Using just the credit and loyalty card data, identify the most popular locations, and when they are popular. What anomalies do you see? What corrections would you recommend to correct these anomalies? Please limit your answer to 8 images and 300 words.
Food and beverage places, such as Brew’ve Been Served, Guy’s Gyros, Hallowed Grounds etc. seem to be the more popular locations, as highlighted in the dark grey tiles below.
cc_calendar <- cc %>%
count(dayofmonth, location)
cc_calendar$dayofmonth <- as_factor(cc_calendar$dayofmonth)
Q5.1.1 <- ggplot(complete(cc_calendar, dayofmonth, location), aes(x = dayofmonth, y = location)) +
geom_tile(aes(fill = n), color = "white", size = 0.1) +
scale_fill_gradient(low = "light grey", high = "black", na.value = "light grey") +
scale_y_discrete(expand = expansion(add = 1.6),
limits=rev) +
labs(title = "Calendar Heatmap of Location Visit Frequency (From CC Data) By Date",
subtitle = "Food and coffee outlets seem to be the most frequented, based on credit card data",
x = "Day of Month",
fill = "Frequency Of Visit") +
theme_bw() +
theme(axis.ticks = element_blank(),
panel.border = element_blank(),
panel.spacing = unit(0.1, "cm"),
panel.grid.major = element_blank(),
panel.grid.minor = element_blank(),
text = element_text(size=7),
axis.title.x = element_text(vjust=-3),
axis.title.y = element_blank(),
legend.position = "bottom")
Q5.1.1

The txn dates of Kronos Mart differ by exactly one day, comparing either side of the credit card and loyalty data. Investigation needed to ascertain true transaction dates of Kronos Mart’s books, perhaps through receipt verification.

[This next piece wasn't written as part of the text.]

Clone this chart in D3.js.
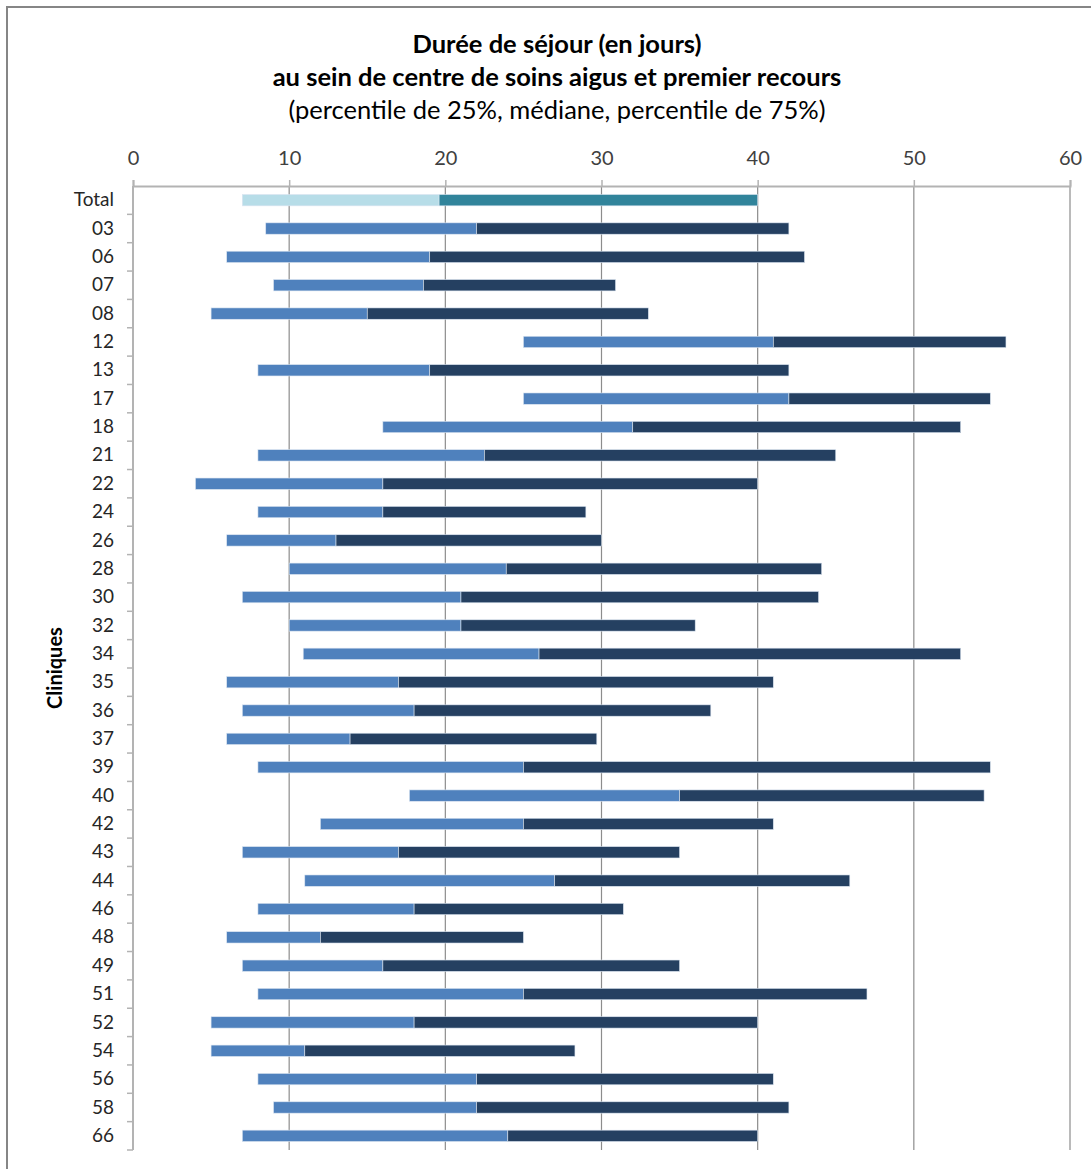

Looking at the GPS data, single visits on 9th, 11th, 12th, 13th, 15th, 16th and three visits on 18th suggests that these GPS visits matches more to loyalty data than the credit card data.
Q5.1.2_cc <- cc %>%
filter(location == "Kronos Mart") %>%
dplyr::select(dayofmonth, price, location) %>%
group_by(dayofmonth) %>%
summarise(cc_data = sum(price)) %>%
ungroup()
Q5.1.2_loyalty <- loyalty %>%
filter(location == "Kronos Mart") %>%
dplyr::select(dayofmonth, price, location) %>%
group_by(dayofmonth) %>%
summarise(loyalty_data = sum(price)) %>%
ungroup()
Q5.1.2_combined <- data.frame(dayofmonth = c(6:19))
Q5.1.2_combined$dayofmonth <- as_factor(Q5.1.2_combined$dayofmonth)
Q5.1.2_combined <- Q5.1.2_combined %>%
left_join(Q5.1.2_cc, by = "dayofmonth") %>%
left_join(Q5.1.2_loyalty, by = "dayofmonth")
Q5.1.2_combined$cc_data[is.na(Q5.1.2_combined$cc_data)] <- 0
Q5.1.2_combined$loyalty_data[is.na(Q5.1.2_combined$loyalty_data)] <- 0
Q5.1.2_combined <-melt(Q5.1.2_combined, id.vars = "dayofmonth", variable.name = "source")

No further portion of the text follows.